13 - Network Structure and Systemic Risk in Banking Systems


Abstract We present a quantitative methodology for analyzing the potential for contagion and systemic risk in a network of interlinked financial institutions, using a metric for the systemic importance of institutions: the Contagion Index.

We apply this methodology to a data set of mutual exposures and capital levels of financial institutions in Brazil in 2007 and 2008, and analyze the role of balance sheet size and network structure in each institution's contribution to systemic risk. Our results emphasize the contribution of heterogeneity in network structure and concentration of counterparty exposures to a given institution in explaining its systemic importance. These observations plead for capital requirements which depend on exposures, rather than aggregate balance sheet size, and which target systemically important institutions.

Keywords Default risk, domino effects, balance sheet contagion, scale-free network, default contagion, systemic risk, macro-prudential regulation, random graph.

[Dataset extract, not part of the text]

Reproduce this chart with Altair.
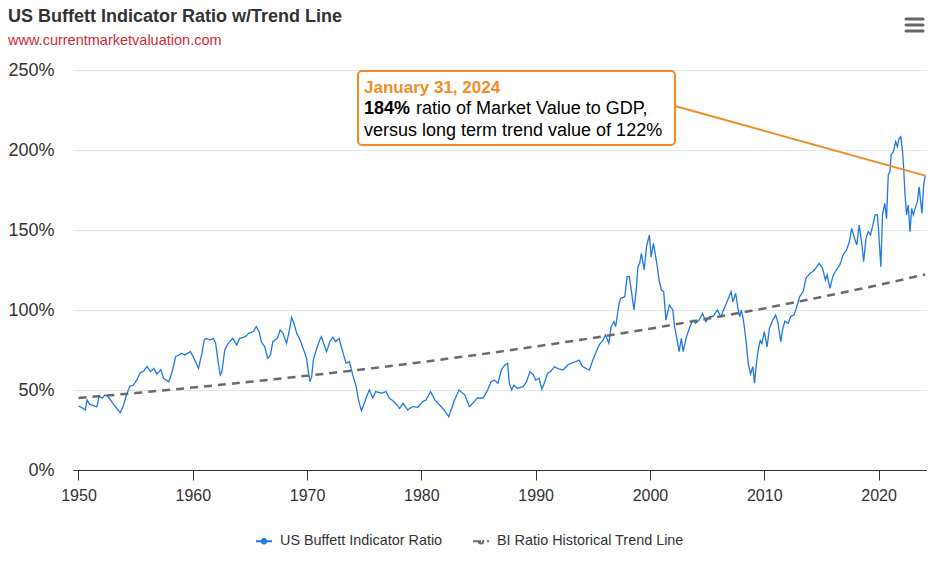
import altair as alt
import pandas as pd

SERIES = "US Buffett Indicator Ratio"
TREND = "BI Ratio Historical Trend Line"
TITLE = "US Buffett Indicator Ratio w/Trend Line"
SUBTITLE = "www.currentmarketvaluation.com"

years = [1950.0, 1950.3, 1950.6, 1950.75, 1951.0, 1951.2, 1951.6, 1951.8, 1952.1, 1952.3, 1952.6, 1952.9,
         1953.35, 1953.65, 1953.9, 1954.2, 1954.5, 1954.8, 1955.1, 1955.4, 1955.65, 1956.0, 1956.3, 1956.6,
         1956.85, 1957.2, 1957.45, 1957.9, 1958.2, 1958.5, 1958.8, 1959.0, 1959.3, 1959.8, 1960.1, 1960.5,
         1960.8, 1961.0, 1961.2, 1961.5, 1961.8, 1962.0, 1962.2, 1962.4, 1962.55, 1962.8, 1963.1, 1963.5,
         1963.85, 1964.1, 1964.6, 1964.9, 1965.3, 1965.55, 1965.8, 1966.0, 1966.3, 1966.55, 1966.8, 1967.0,
         1967.4, 1967.65, 1967.9, 1968.2, 1968.4, 1968.65, 1968.85, 1969.1, 1969.4, 1969.7, 1969.95, 1970.1,
         1970.25, 1970.4, 1970.55, 1970.8, 1971.1, 1971.25, 1971.5, 1971.7, 1972.0, 1972.25, 1972.5, 1972.8,
         1972.95, 1973.2, 1973.4, 1973.7, 1974.0, 1974.3, 1974.5, 1974.75, 1974.9, 1975.2, 1975.45, 1975.75,
         1976.0, 1976.5, 1976.9, 1977.2, 1977.6, 1978.1, 1978.4, 1978.8, 1979.2, 1979.7, 1980.1, 1980.4,
         1980.8, 1981.2, 1981.6, 1982.0, 1982.4, 1982.6, 1982.9, 1983.3, 1983.8, 1984.2, 1984.5, 1984.9,
         1985.4, 1985.8, 1986.1, 1986.4, 1986.7, 1987.0, 1987.3, 1987.55, 1987.7, 1987.9, 1988.1, 1988.4,
         1988.9, 1989.2, 1989.5, 1989.8, 1990.0, 1990.3, 1990.55, 1990.8, 1991.05, 1991.3, 1991.65, 1991.9,
         1992.4, 1992.8, 1993.1, 1993.5, 1993.8, 1994.1, 1994.4, 1994.7, 1995.0, 1995.3, 1995.55, 1995.9,
         1996.1, 1996.4, 1996.6, 1996.85, 1997.0, 1997.3, 1997.45, 1997.8, 1998.0, 1998.2, 1998.6, 1998.8,
         1998.95, 1999.1, 1999.25, 1999.5, 1999.7, 1999.95, 2000.1, 2000.3, 2000.6, 2000.8, 2001.0, 2001.2,
         2001.4, 2001.7, 2002.0, 2002.15, 2002.35, 2002.55, 2002.75, 2002.9, 2003.2, 2003.5, 2003.75, 2004.0,
         2004.3, 2004.6, 2004.9, 2005.2, 2005.5, 2005.9, 2006.2, 2006.5, 2006.8, 2007.1, 2007.25, 2007.5,
         2007.7, 2007.85, 2008.0, 2008.2, 2008.4, 2008.6, 2008.8, 2009.0, 2009.15, 2009.3, 2009.45, 2009.65,
         2009.8, 2010.0, 2010.25, 2010.45, 2010.75, 2011.0, 2011.2, 2011.45, 2011.6, 2011.8, 2012.1, 2012.3,
         2012.6, 2012.8, 2013.1, 2013.4, 2013.65, 2014.0, 2014.25, 2014.5, 2014.8, 2015.1, 2015.35, 2015.5,
         2015.75, 2016.0, 2016.3, 2016.6, 2016.9, 2017.2, 2017.45, 2017.65, 2017.9, 2018.1, 2018.3, 2018.55,
         2018.7, 2018.9, 2019.1, 2019.3, 2019.5, 2019.7, 2019.9, 2020.0, 2020.2, 2020.35, 2020.55, 2020.7,
         2020.85, 2021.0, 2021.1, 2021.3, 2021.5, 2021.65, 2021.8, 2021.95, 2022.1, 2022.2, 2022.3, 2022.45,
         2022.6, 2022.75, 2022.9, 2023.05, 2023.2, 2023.4, 2023.55, 2023.8, 2023.95, 2024.08]

ratio = [40, 39, 37.5, 43.8, 41, 40.6, 39.4, 45.8, 45, 46.9, 45.8, 42.7,
         38.5, 35.8, 39.6, 46.9, 52.5, 53, 56.3, 60.8, 61.5, 64.6, 61.5, 63.5,
         60, 62.7, 57.3, 55.2, 61.5, 70.8, 71.9, 72.9, 71.9, 74, 69.8, 63.5,
         72.9, 81.2, 82.3, 81.2, 82.3, 79.2, 68.7, 59.4, 61.5, 75, 79.2, 82.3,
         78.1, 82.3, 83.3, 85.4, 86.5, 89.6, 86.5, 80.2, 77, 69.8, 71.9, 80.2,
         82.3, 87.5, 85.4, 79.2, 85.4, 95.4, 91.7, 85.4, 81.2, 75, 70, 62,
         55.2, 58.3, 68.7, 75, 81.2, 83.3, 78.1, 74, 80.2, 83, 80.2, 82.3,
         78.1, 71.9, 66.7, 67.7, 59.4, 52, 43.7, 37.1, 39.6, 45.8, 50, 45,
         49, 48, 49, 45, 42.7, 38.5, 41.7, 37.5, 39.6, 39.2, 42.7, 43.7,
         49, 43.7, 40.6, 37.5, 33.3, 37.5, 43.7, 50, 46.9, 39.6, 41.7, 45,
         45, 50, 55.2, 56.2, 54.2, 62.5, 65.6, 66.7, 54.2, 50, 53, 51,
         52, 55.2, 61.5, 59.4, 56.2, 57.3, 50.5, 55.2, 60.4, 61.5, 64.6, 63.5,
         62.5, 65.6, 66.7, 67.7, 68.7, 64.6, 63.5, 62.5, 68.7, 74, 78.1, 81.2,
         84.4, 79.2, 89.6, 92.7, 89.6, 104.2, 107.3, 108.3, 120.8, 120.8, 100, 112.5,
         127, 129.2, 135.4, 125, 139.6, 146.9, 133, 141.7, 129.2, 118.7, 112.5, 111.5,
         93.7, 103.1, 100, 89.6, 82.3, 74, 82.3, 74, 83.3, 89.6, 93.7, 91.7,
         93.7, 97.9, 92.7, 95.8, 95.8, 100, 95.8, 101, 106.2, 111.5, 105.2, 110.4,
         101, 95.8, 100, 92.7, 81.2, 66.7, 60, 64.6, 54.2, 66, 74, 81,
         79, 86.5, 77, 88.5, 93.7, 96.9, 92, 80.2, 87.5, 93, 91.7, 95.8,
         96.9, 101, 108.3, 111.5, 119.8, 122.9, 124, 126, 129.2, 126, 118.7, 121.9,
         113.5, 121, 125, 128, 134.4, 137.5, 142.7, 151, 144.8, 140.6, 153.1, 140.6,
         130.2, 144.8, 149, 146.9, 153.1, 159.4, 159.4, 150, 127, 160, 166.7, 157,
         184.4, 186.5, 196.9, 199, 205.2, 202, 207.3, 208.3, 199, 188.5, 174, 159.4,
         165.6, 149, 163.5, 159.4, 163.5, 167.7, 177, 160.4, 178, 184]

trend_years = [1950, 1955, 1960, 1965, 1970, 1975, 1980, 1985, 1990, 1995, 2000, 2005, 2010, 2015, 2020, 2024.08]
trend_vals = [45.0, 48.1, 51.5, 55.1, 58.9, 63.0, 67.4, 72.1, 77.2, 82.5, 88.3, 94.5, 101.0, 108.1, 115.6, 122.2]

x_ticks = [1950, 1960, 1970, 1980, 1990, 2000, 2010, 2020]
y_ticks = [0, 50, 100, 150, 200, 250]

BLUE = "#1f78e6"
GRAY = "#6b6b6b"
ORANGE = "#f28c28"
FONT = "Liberation Sans"

bi = pd.DataFrame({"year": years, "value": ratio, "series": SERIES})
tr = pd.DataFrame({"year": trend_years, "value": trend_vals, "series": TREND})
last = bi.tail(1)
one = pd.DataFrame({"k": [0]})

x_enc = alt.X("year:Q",
              scale=alt.Scale(domain=[1949.52, 2024.24], nice=False, zero=False),
              axis=alt.Axis(values=x_ticks, format="d", title=None, grid=False,
                            domainColor="#333333", domainWidth=1, tickColor="#333333",
                            tickSize=10, labelFontSize=16, labelColor="#333333",
                            labelPadding=7, labelFont=FONT))
y_enc = alt.Y("value:Q",
              scale=alt.Scale(domain=[0, 250], nice=False),
              axis=alt.Axis(values=y_ticks, labelExpr="datum.value + '%'", title=None,
                            domain=False, ticks=False, gridColor="#e6e6e6",
                            labelPadding=19, labelFontSize=18, labelColor="#333333",
                            labelFont=FONT))

legend = alt.Legend(orient="none", legendX=182, legendY=462, direction="horizontal",
                    title=None, labelFontSize=14.4, labelColor="#333333", labelFont=FONT,
                    labelLimit=400,
                    symbolType="M-1,0H1M-0.28,0A0.28,0.28,0,1,0,0.28,0A0.28,0.28,0,1,0,-0.28,0",
                    symbolSize=256, symbolStrokeWidth=2, columnPadding=26, labelOffset=7)

color_enc = alt.Color("series:N", scale=alt.Scale(domain=[SERIES, TREND], range=[BLUE, GRAY]),
                      legend=legend)
dash_enc = alt.StrokeDash("series:N",
                          scale=alt.Scale(domain=[SERIES, TREND], range=[[1, 0], [8, 6]]),
                          legend=legend)

blue_line = alt.Chart(bi).mark_line(strokeWidth=1.3).encode(
    x=x_enc, y=y_enc, color=color_enc, strokeDash=dash_enc)
trend_line = alt.Chart(tr).mark_line(strokeWidth=2.5).encode(
    x=x_enc, y=y_enc, color=color_enc, strokeDash=dash_enc)

connector = alt.Chart(last).mark_rule(color=ORANGE, strokeWidth=2).encode(
    x="year:Q", y="value:Q", x2=alt.value(602), y2=alt.value(36))

box = alt.Chart(one).mark_rect(fill="white", stroke=ORANGE, strokeWidth=2, cornerRadius=4).encode(
    x=alt.value(285), x2=alt.value(602), y=alt.value(1), y2=alt.value(75))

def label(txt, xpos, ypos, color="#000000", weight="normal", size=18, baseline="middle"):
    return alt.Chart(one).mark_text(align="left", baseline=baseline, fontSize=size, font=FONT,
                                    fontWeight=weight, color=color).encode(
        x=alt.value(xpos), y=alt.value(ypos), text=alt.value(txt))

t1 = label("January 31, 2024", 291, 18, ORANGE, "bold", 17)
t2a = label("184%", 291, 39, "#000000", "bold")
t2b = label("ratio of Market Value to GDP,", 343, 39)
t3 = label("versus long term trend value of 122%", 291, 61)

title = label(TITLE, -65, -48, "#333333", "bold", 18, "alphabetic")
subtitle = label(SUBTITLE, -65, -25, "#d1293d", "normal", 14.5, "alphabetic")

menu = [alt.Chart(one).mark_rule(color="#666666", strokeWidth=3, strokeCap="round").encode(
    x=alt.value(833), x2=alt.value(850), y=alt.value(yy)) for yy in (-51, -45, -39)]

chart = alt.layer(blue_line, trend_line, connector, box, t1, t2a, t2b, t3, title, subtitle,
                  *menu).properties(
    width=854, height=400,
    autosize=alt.AutoSizeParams(type="none"),
    padding={"left": 65, "top": 62, "right": 0, "bottom": 83},
).configure(font=FONT).configure_view(strokeWidth=0)

chart.save("out.html", embed_options={"renderer": "svg", "actions": False})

The recent financial crisis has emphasized the importance of systemic risk, defined as macro-level risk which can impair the stability of the entire financial system. Bank failures have led in recent years to a disruption of the financial system and a significant spillover of financial distress to the larger economy (Hellwig, 2009). Regulators have had great difficulties anticipating the impact of defaults partly due to a lack of visibility on the structure of the financial system as well as a lack of a methodology for monitoring systemic risk. The complexity of the contemporary financial systems makes it a challenge to define adequate indicators of systemic risk that could help in an objective assessment of the systemic importance of financial institutions and an objective framework for assessing the efficiency of macro-prudential policies.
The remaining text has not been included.